On March 24 (Wednesday), Jaiswal continued from where he left last season, with 24 off just 12 balls. Everything was normal in the pink city, but then the 22-year-old’s form started nosediving, with scores of 5 (DC), 10 (MI) and a duck (RCB). 

With just 39 runs from four games, Jaiswal’s form was the talk of the town. 

You could ignore these numbers if it were anyone but Jaiswal. He averaged under ten (9.75) and also astonishingly only struck at 144.4, with just 1.75 boundaries every game.

"Jaiswal has had a brilliant year or two not just for RR but also in international cricket, two bad innings do not make anyone a bad player, we know his quality and we just want him to bat long,” Kumar Sangakkara further backed the opener. 

When he walked out to bat on April 10 (Wednesday) against Gujarat Titans, the focus was on him after his opening partner Jos Buttler had found his hands with a century against Royal Challengers Bengaluru (RCB). 

He couldn’t have asked for a better match-up, given that he was about to face Umesh Yadav, a man who struck zero times in the powerplay last year. Even this season, he only had three wickets against his name. Jaiswal was set up to score big if you put all of this together. 

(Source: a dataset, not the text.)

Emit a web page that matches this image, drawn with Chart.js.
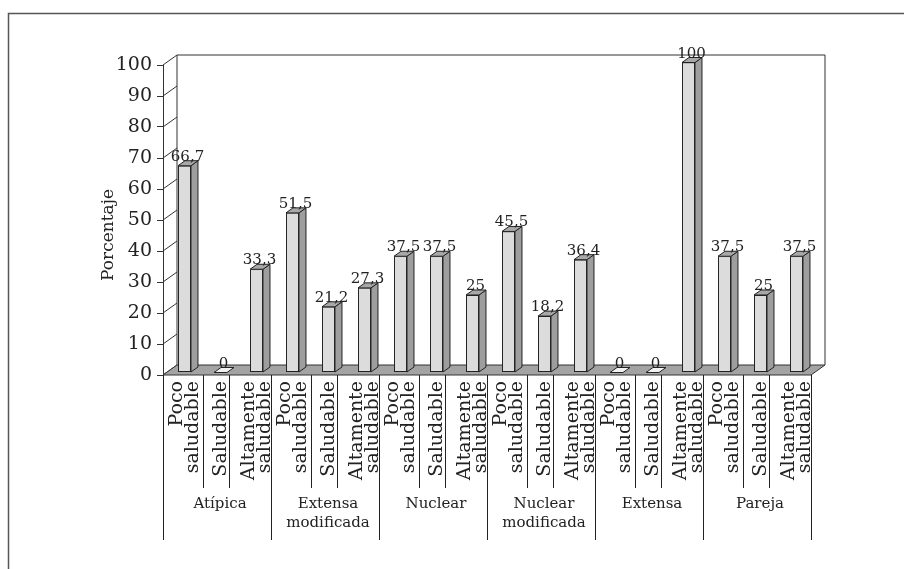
<!DOCTYPE html>
<html>
<head>
<meta charset="utf-8">
<script src="https://cdn.jsdelivr.net/npm/chart.js@4.4.0/dist/chart.umd.min.js"></script>
<style>
  html, body { margin: 0; padding: 0; background: #fff; }
</style>
</head>
<body>
<canvas id="grafico" width="904" height="569"></canvas>
<script>
// datos
const tiposFamilia = [['Atípica'], ['Extensa', 'modificada'], ['Nuclear'], ['Nuclear', 'modificada'], ['Extensa'], ['Pareja']];
const niveles = [['Poco', 'saludable'], ['Saludable'], ['Altamente', 'saludable']];
const atipica = [66.7, 0, 33.3];
const extensaModificada = [51.5, 21.2, 27.3];
const nuclear = [37.5, 37.5, 25];
const nuclearModificada = [45.5, 18.2, 36.4];
const extensa = [0, 0, 100];
const pareja = [37.5, 25, 37.5];
const ticksY = ['0', '10', '20', '30', '40', '50', '60', '70', '80', '90', '100'];

const porcentajes = [atipica, extensaModificada, nuclear, nuclearModificada, extensa, pareja].flat();
const etiquetas = tiposFamilia.flatMap(() => niveles);

const fuente = '"DejaVu Serif", serif';
const colorTexto = '#222';
const fondoX = 14, fondoY = -10;   // profundidad de la pared
const barraX = 3.5, barraY = -2.5; // desplazamiento de la barra
const ladoX = 7, ladoY = -5;       // profundidad de la barra

function poligono(ctx, pts, relleno) {
    ctx.beginPath();
    ctx.moveTo(pts[0][0], pts[0][1]);
    for (let i = 1; i < pts.length; i++) ctx.lineTo(pts[i][0], pts[i][1]);
    ctx.closePath();
    if (relleno) { ctx.fillStyle = relleno; ctx.fill(); }
    ctx.stroke();
}

const efecto3D = {
    id: 'efecto3D',
    beforeDraw(chart) {
        const ctx = chart.ctx;
        ctx.save();
        ctx.fillStyle = '#fff';
        ctx.fillRect(0, 0, chart.width, chart.height);
        ctx.strokeStyle = '#555';
        ctx.lineWidth = 1.5;
        ctx.strokeRect(8.5, 13.5, 960, 640);
        ctx.restore();
    },
    beforeDatasetsDraw(chart) {
        const { ctx, chartArea: a } = chart;
        const y = chart.scales.y;
        ctx.save();
        ctx.strokeStyle = '#333';
        ctx.lineWidth = 1;
        // pared del fondo
        ctx.beginPath();
        ctx.moveTo(a.left + fondoX, a.bottom + fondoY);
        ctx.lineTo(a.left + fondoX, a.top + fondoY);
        ctx.lineTo(a.right + fondoX, a.top + fondoY);
        ctx.lineTo(a.right + fondoX, a.bottom + fondoY);
        ctx.stroke();
        // diagonales de las marcas
        y.ticks.forEach(t => {
            const py = y.getPixelForValue(t.value);
            ctx.beginPath();
            ctx.moveTo(a.left, py);
            ctx.lineTo(a.left + fondoX, py + fondoY);
            ctx.stroke();
        });
        // piso
        poligono(ctx, [[a.left, a.bottom], [a.right, a.bottom], [a.right + fondoX, a.bottom + fondoY], [a.left + fondoX, a.bottom + fondoY]], '#a3a3a3');
        ctx.restore();
        ctx.save();
        ctx.translate(barraX, barraY);
    },
    afterDatasetsDraw(chart) {
        const ctx = chart.ctx;
        const meta = chart.getDatasetMeta(0);
        ctx.strokeStyle = '#222';
        ctx.lineWidth = 1;
        meta.data.forEach((bar, i) => {
            const izq = bar.x - bar.width / 2, der = bar.x + bar.width / 2;
            const arriba = bar.y, abajo = bar.base;
            if (abajo - arriba > 0.5) {
                poligono(ctx, [[der, abajo], [der + ladoX, abajo + ladoY], [der + ladoX, arriba + ladoY], [der, arriba]], '#9e9e9e');
            }
            const vacio = porcentajes[i] === 0;
            poligono(ctx, [[izq, arriba], [der, arriba], [der + ladoX, arriba + ladoY], [izq + ladoX, arriba + ladoY]], vacio ? '#f2f2f2' : '#a8a8a8');
            // etiqueta de valor
            ctx.fillStyle = colorTexto;
            ctx.font = '15px ' + fuente;
            ctx.textAlign = 'center';
            ctx.textBaseline = 'alphabetic';
            ctx.fillText(String(porcentajes[i]).replace('.', ','), bar.x + 3, arriba - 5);
        });
        ctx.restore();
    },
    afterDraw(chart) {
        const { ctx, chartArea: a } = chart;
        const x = chart.scales.x;
        const n = etiquetas.length;
        const ancho = (a.right - a.left) / n;
        ctx.save();
        ctx.fillStyle = colorTexto;
        ctx.strokeStyle = '#222';
        ctx.lineWidth = 1;

        // etiquetas de nivel (rotadas)
        ctx.font = '19px ' + fuente;
        etiquetas.forEach((lineas, i) => {
            const cx = x.getPixelForValue(i);
            ctx.save();
            ctx.translate(cx, a.bottom + 6);
            ctx.rotate(-Math.PI / 2);
            ctx.textAlign = 'right';
            ctx.textBaseline = 'alphabetic';
            lineas.forEach((t, k) => {
                ctx.fillText(t, 0, 9 + (k - (lineas.length - 1) / 2) * 16);
            });
            ctx.restore();
        });

        // separadores
        const porGrupo = niveles.length;
        for (let i = 0; i <= n; i++) {
            let px = a.left + i * ancho;
            const esGrupo = i % porGrupo === 0;
            if (!esGrupo) {
                const nIzq = etiquetas[i - 1].length, nDer = etiquetas[i].length;
                px += (nIzq - nDer) * 5 - 1;
            }
            ctx.beginPath();
            ctx.moveTo(Math.round(px) + 0.5, a.bottom);
            ctx.lineTo(Math.round(px) + 0.5, esGrupo ? a.bottom + 165 : a.bottom + 113);
            ctx.stroke();
        }

        // etiquetas de grupo
        ctx.font = '15px ' + fuente;
        ctx.textAlign = 'center';
        ctx.textBaseline = 'alphabetic';
        tiposFamilia.forEach((lineas, g) => {
            const cx = a.left + (g + 0.5) * ancho * porGrupo + 3;
            lineas.forEach((t, k) => ctx.fillText(t, cx, a.bottom + 133 + k * 19));
        });

        // titulo del eje
        ctx.save();
        ctx.font = '17px ' + fuente;
        ctx.translate(113, (a.top + a.bottom) / 2 + 15);
        ctx.rotate(-Math.PI / 2);
        ctx.textAlign = 'center';
        ctx.fillText('Porcentaje', 0, 0);
        ctx.restore();

        ctx.restore();
    }
};

const ctx = document.getElementById('grafico').getContext('2d');
new Chart(ctx, {
    type: 'bar',
    data: {
        labels: etiquetas,
        datasets: [{
            label: 'Porcentaje',
            data: porcentajes,
            backgroundColor: '#dcdcdc',
            borderColor: '#222',
            borderWidth: 1,
            borderSkipped: false,
            barPercentage: 0.36,
            categoryPercentage: 1,
            clip: false
        }]
    },
    options: {
        responsive: false,
        devicePixelRatio: 1,
        animation: false,
        layout: { padding: { left: 0, right: 93, top: 65, bottom: 194 } },
        plugins: { legend: { display: false }, tooltip: { enabled: false } },
        scales: {
            x: { display: false },
            y: {
                min: 0,
                max: 100,
                afterFit: (scale) => { scale.width = 163; },
                ticks: {
                    stepSize: 10,
                    padding: 5,
                    color: colorTexto,
                    font: { family: fuente, size: 19 },
                    callback: (v, i) => ticksY[i]
                },
                grid: { drawOnChartArea: false, drawTicks: true, tickLength: 6, color: '#333' },
                border: { display: true, color: '#333', width: 1 }
            }
        }
    },
    plugins: [efecto3D]
});
</script>
</body>
</html>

Jaiswal started circumspectly, and it felt like the more he batted, the more he was putting himself in a position of ascendancy, ready to take on the bowlers. His first-scoring shot, a four, had a cracking sound, and that could have been the ideal spark en route to finding his touch. 

But 14 deliveries later, his innings fell flat on its face, scoring just 24 off 19 balls. The worrying part is that Jaiswal might have a (short) problem, with four of his dismissals off the length or back of a length area.

In particular, it is the back of a length area that has been proven to be Jaiswal’s kryptonite this season. Whenever the ball has been in that particular spot, the southpaw has only averaged 5.7 and has been dismissed three times, scoring 17 off 14.

Since his IPL debut, Jaiswal has had it tough against left-arm pacers, with nine of his dismissals against the bowling type, against whom he averages 26.6 but at least struck at 163.7, taking on the bowlers. Anything that was back of a length or short he punished them with disdain, scoring at 208.3 (back of a length) and 288.8 against anything short. 

But this year, all of that worked in his favour, has gone terribly wrong. 

It was yet again the case when Umesh Yadav dismissed him, extending the dismissals to three in that region. 

The last thing Jaiswal would have hoped is for his poor form to come close with the T20 World Cup selection around the corner. 

To make things worse, Virat Kohli’s rapid start to the 2024 season could prove to be a bigger thorn in Jaiswal’s rosy start to his career.